Exercise:
Write the data out again exactly, with no pictures.

Given data:
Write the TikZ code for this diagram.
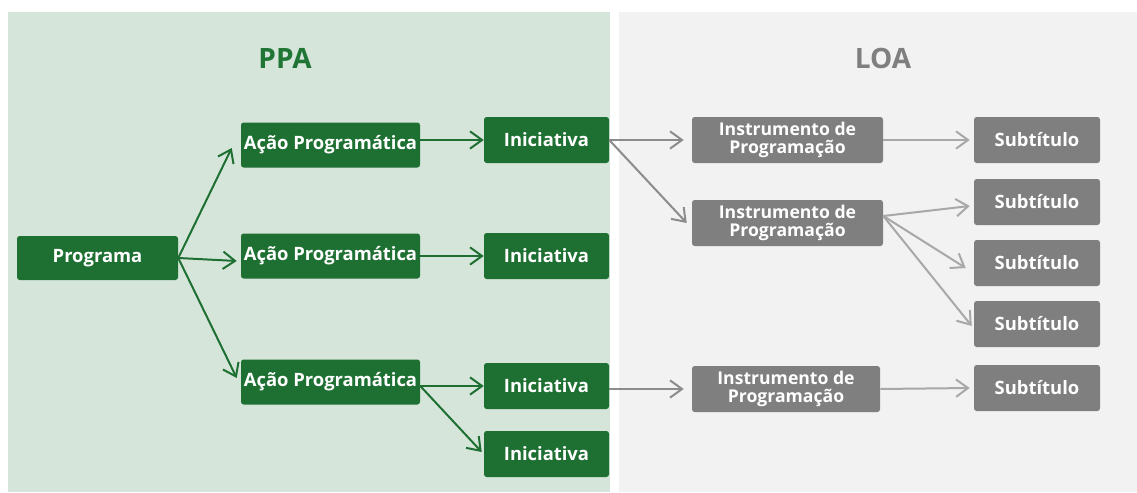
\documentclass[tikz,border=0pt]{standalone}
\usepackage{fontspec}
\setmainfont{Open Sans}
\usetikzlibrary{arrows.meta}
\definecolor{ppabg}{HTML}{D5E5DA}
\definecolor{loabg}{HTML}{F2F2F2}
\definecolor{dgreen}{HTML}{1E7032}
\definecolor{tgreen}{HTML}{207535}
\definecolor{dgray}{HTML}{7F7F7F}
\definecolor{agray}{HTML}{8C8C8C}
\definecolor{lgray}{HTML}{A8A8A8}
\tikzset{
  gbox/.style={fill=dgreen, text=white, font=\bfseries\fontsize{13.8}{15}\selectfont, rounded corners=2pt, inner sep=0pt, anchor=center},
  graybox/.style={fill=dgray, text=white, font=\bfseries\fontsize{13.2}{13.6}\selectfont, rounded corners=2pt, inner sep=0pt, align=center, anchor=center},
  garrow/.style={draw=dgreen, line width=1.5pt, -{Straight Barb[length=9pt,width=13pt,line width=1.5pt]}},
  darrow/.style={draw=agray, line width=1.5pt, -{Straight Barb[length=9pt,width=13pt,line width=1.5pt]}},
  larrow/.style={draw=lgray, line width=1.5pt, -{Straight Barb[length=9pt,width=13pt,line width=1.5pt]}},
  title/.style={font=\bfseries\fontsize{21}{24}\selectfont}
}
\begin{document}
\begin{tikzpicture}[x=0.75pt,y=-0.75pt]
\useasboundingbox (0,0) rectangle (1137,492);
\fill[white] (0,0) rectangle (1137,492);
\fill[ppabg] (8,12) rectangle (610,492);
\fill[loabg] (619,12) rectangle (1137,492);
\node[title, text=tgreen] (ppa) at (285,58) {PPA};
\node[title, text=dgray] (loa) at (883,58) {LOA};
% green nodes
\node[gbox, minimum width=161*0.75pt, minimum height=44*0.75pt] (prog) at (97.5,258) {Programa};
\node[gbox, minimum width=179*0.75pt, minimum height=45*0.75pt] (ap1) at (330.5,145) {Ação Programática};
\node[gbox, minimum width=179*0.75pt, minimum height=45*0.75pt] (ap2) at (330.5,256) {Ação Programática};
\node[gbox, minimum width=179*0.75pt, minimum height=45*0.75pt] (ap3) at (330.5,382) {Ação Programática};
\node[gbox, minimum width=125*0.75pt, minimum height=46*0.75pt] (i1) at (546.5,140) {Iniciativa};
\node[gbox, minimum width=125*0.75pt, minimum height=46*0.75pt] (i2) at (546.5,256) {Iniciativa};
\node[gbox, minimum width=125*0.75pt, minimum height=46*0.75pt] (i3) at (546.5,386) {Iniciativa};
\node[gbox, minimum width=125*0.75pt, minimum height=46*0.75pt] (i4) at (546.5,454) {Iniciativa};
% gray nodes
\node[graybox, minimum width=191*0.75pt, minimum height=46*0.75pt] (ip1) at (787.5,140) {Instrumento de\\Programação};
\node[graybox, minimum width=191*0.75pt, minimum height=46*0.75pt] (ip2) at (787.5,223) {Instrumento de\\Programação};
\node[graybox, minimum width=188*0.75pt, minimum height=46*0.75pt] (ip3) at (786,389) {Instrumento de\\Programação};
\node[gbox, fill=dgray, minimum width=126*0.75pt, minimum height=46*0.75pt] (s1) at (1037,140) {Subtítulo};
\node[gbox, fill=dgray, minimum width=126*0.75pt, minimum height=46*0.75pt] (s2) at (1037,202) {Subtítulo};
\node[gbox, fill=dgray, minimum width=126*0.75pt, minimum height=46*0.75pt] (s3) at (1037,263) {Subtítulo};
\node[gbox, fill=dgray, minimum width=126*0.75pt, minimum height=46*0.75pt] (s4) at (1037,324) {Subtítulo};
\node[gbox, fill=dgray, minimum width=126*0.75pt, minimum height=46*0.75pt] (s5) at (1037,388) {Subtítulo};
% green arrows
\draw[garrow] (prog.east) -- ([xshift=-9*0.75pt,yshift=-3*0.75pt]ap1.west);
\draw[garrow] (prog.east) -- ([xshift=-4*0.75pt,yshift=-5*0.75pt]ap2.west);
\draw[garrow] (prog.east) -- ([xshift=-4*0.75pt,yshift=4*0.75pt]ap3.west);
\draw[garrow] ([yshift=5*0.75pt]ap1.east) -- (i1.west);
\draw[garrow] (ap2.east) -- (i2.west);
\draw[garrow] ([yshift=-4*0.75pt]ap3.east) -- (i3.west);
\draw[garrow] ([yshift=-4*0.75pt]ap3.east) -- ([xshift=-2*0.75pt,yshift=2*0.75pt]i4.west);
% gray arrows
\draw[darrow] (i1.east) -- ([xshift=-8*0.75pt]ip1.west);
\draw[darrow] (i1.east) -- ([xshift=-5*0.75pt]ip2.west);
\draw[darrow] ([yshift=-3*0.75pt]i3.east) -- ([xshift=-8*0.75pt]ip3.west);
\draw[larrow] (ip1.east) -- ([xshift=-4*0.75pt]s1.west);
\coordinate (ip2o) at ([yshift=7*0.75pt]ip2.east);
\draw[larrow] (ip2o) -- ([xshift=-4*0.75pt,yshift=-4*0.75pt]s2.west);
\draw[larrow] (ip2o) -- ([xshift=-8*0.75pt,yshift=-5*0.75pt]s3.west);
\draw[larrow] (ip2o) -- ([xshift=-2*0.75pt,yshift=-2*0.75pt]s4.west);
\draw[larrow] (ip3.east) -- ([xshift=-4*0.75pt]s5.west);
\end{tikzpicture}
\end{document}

Answer to this exercise:
Write the TikZ code for this diagram.
\documentclass[tikz,border=0pt]{standalone}
\usepackage{fontspec}
\setmainfont{Open Sans}
\usetikzlibrary{arrows.meta}
\definecolor{ppabg}{HTML}{D5E5DA}
\definecolor{loabg}{HTML}{F2F2F2}
\definecolor{dgreen}{HTML}{1E7032}
\definecolor{tgreen}{HTML}{207535}
\definecolor{dgray}{HTML}{7F7F7F}
\definecolor{agray}{HTML}{8C8C8C}
\definecolor{lgray}{HTML}{A8A8A8}
\tikzset{
  gbox/.style={fill=dgreen, text=white, font=\bfseries\fontsize{13.8}{15}\selectfont, rounded corners=2pt, inner sep=0pt, anchor=center},
  graybox/.style={fill=dgray, text=white, font=\bfseries\fontsize{13.2}{13.6}\selectfont, rounded corners=2pt, inner sep=0pt, align=center, anchor=center},
  garrow/.style={draw=dgreen, line width=1.5pt, -{Straight Barb[length=9pt,width=13pt,line width=1.5pt]}},
  darrow/.style={draw=agray, line width=1.5pt, -{Straight Barb[length=9pt,width=13pt,line width=1.5pt]}},
  larrow/.style={draw=lgray, line width=1.5pt, -{Straight Barb[length=9pt,width=13pt,line width=1.5pt]}},
  title/.style={font=\bfseries\fontsize{21}{24}\selectfont}
}
\begin{document}
\begin{tikzpicture}[x=0.75pt,y=-0.75pt]
\useasboundingbox (0,0) rectangle (1137,492);
\fill[white] (0,0) rectangle (1137,492);
\fill[ppabg] (8,12) rectangle (610,492);
\fill[loabg] (619,12) rectangle (1137,492);
\node[title, text=tgreen] (ppa) at (285,58) {PPA};
\node[title, text=dgray] (loa) at (883,58) {LOA};
% green nodes
\node[gbox, minimum width=161*0.75pt, minimum height=44*0.75pt] (prog) at (97.5,258) {Programa};
\node[gbox, minimum width=179*0.75pt, minimum height=45*0.75pt] (ap1) at (330.5,145) {Ação Programática};
\node[gbox, minimum width=179*0.75pt, minimum height=45*0.75pt] (ap2) at (330.5,256) {Ação Programática};
\node[gbox, minimum width=179*0.75pt, minimum height=45*0.75pt] (ap3) at (330.5,382) {Ação Programática};
\node[gbox, minimum width=125*0.75pt, minimum height=46*0.75pt] (i1) at (546.5,140) {Iniciativa};
\node[gbox, minimum width=125*0.75pt, minimum height=46*0.75pt] (i2) at (546.5,256) {Iniciativa};
\node[gbox, minimum width=125*0.75pt, minimum height=46*0.75pt] (i3) at (546.5,386) {Iniciativa};
\node[gbox, minimum width=125*0.75pt, minimum height=46*0.75pt] (i4) at (546.5,454) {Iniciativa};
% gray nodes
\node[graybox, minimum width=191*0.75pt, minimum height=46*0.75pt] (ip1) at (787.5,140) {Instrumento de\\Programação};
\node[graybox, minimum width=191*0.75pt, minimum height=46*0.75pt] (ip2) at (787.5,223) {Instrumento de\\Programação};
\node[graybox, minimum width=188*0.75pt, minimum height=46*0.75pt] (ip3) at (786,389) {Instrumento de\\Programação};
\node[gbox, fill=dgray, minimum width=126*0.75pt, minimum height=46*0.75pt] (s1) at (1037,140) {Subtítulo};
\node[gbox, fill=dgray, minimum width=126*0.75pt, minimum height=46*0.75pt] (s2) at (1037,202) {Subtítulo};
\node[gbox, fill=dgray, minimum width=126*0.75pt, minimum height=46*0.75pt] (s3) at (1037,263) {Subtítulo};
\node[gbox, fill=dgray, minimum width=126*0.75pt, minimum height=46*0.75pt] (s4) at (1037,324) {Subtítulo};
\node[gbox, fill=dgray, minimum width=126*0.75pt, minimum height=46*0.75pt] (s5) at (1037,388) {Subtítulo};
% green arrows
\draw[garrow] (prog.east) -- ([xshift=-9*0.75pt,yshift=-3*0.75pt]ap1.west);
\draw[garrow] (prog.east) -- ([xshift=-4*0.75pt,yshift=-5*0.75pt]ap2.west);
\draw[garrow] (prog.east) -- ([xshift=-4*0.75pt,yshift=4*0.75pt]ap3.west);
\draw[garrow] ([yshift=5*0.75pt]ap1.east) -- (i1.west);
\draw[garrow] (ap2.east) -- (i2.west);
\draw[garrow] ([yshift=-4*0.75pt]ap3.east) -- (i3.west);
\draw[garrow] ([yshift=-4*0.75pt]ap3.east) -- ([xshift=-2*0.75pt,yshift=2*0.75pt]i4.west);
% gray arrows
\draw[darrow] (i1.east) -- ([xshift=-8*0.75pt]ip1.west);
\draw[darrow] (i1.east) -- ([xshift=-5*0.75pt]ip2.west);
\draw[darrow] ([yshift=-3*0.75pt]i3.east) -- ([xshift=-8*0.75pt]ip3.west);
\draw[larrow] (ip1.east) -- ([xshift=-4*0.75pt]s1.west);
\coordinate (ip2o) at ([yshift=7*0.75pt]ip2.east);
\draw[larrow] (ip2o) -- ([xshift=-4*0.75pt,yshift=-4*0.75pt]s2.west);
\draw[larrow] (ip2o) -- ([xshift=-8*0.75pt,yshift=-5*0.75pt]s3.west);
\draw[larrow] (ip2o) -- ([xshift=-2*0.75pt,yshift=-2*0.75pt]s4.west);
\draw[larrow] (ip3.east) -- ([xshift=-4*0.75pt]s5.west);
\end{tikzpicture}
\end{document}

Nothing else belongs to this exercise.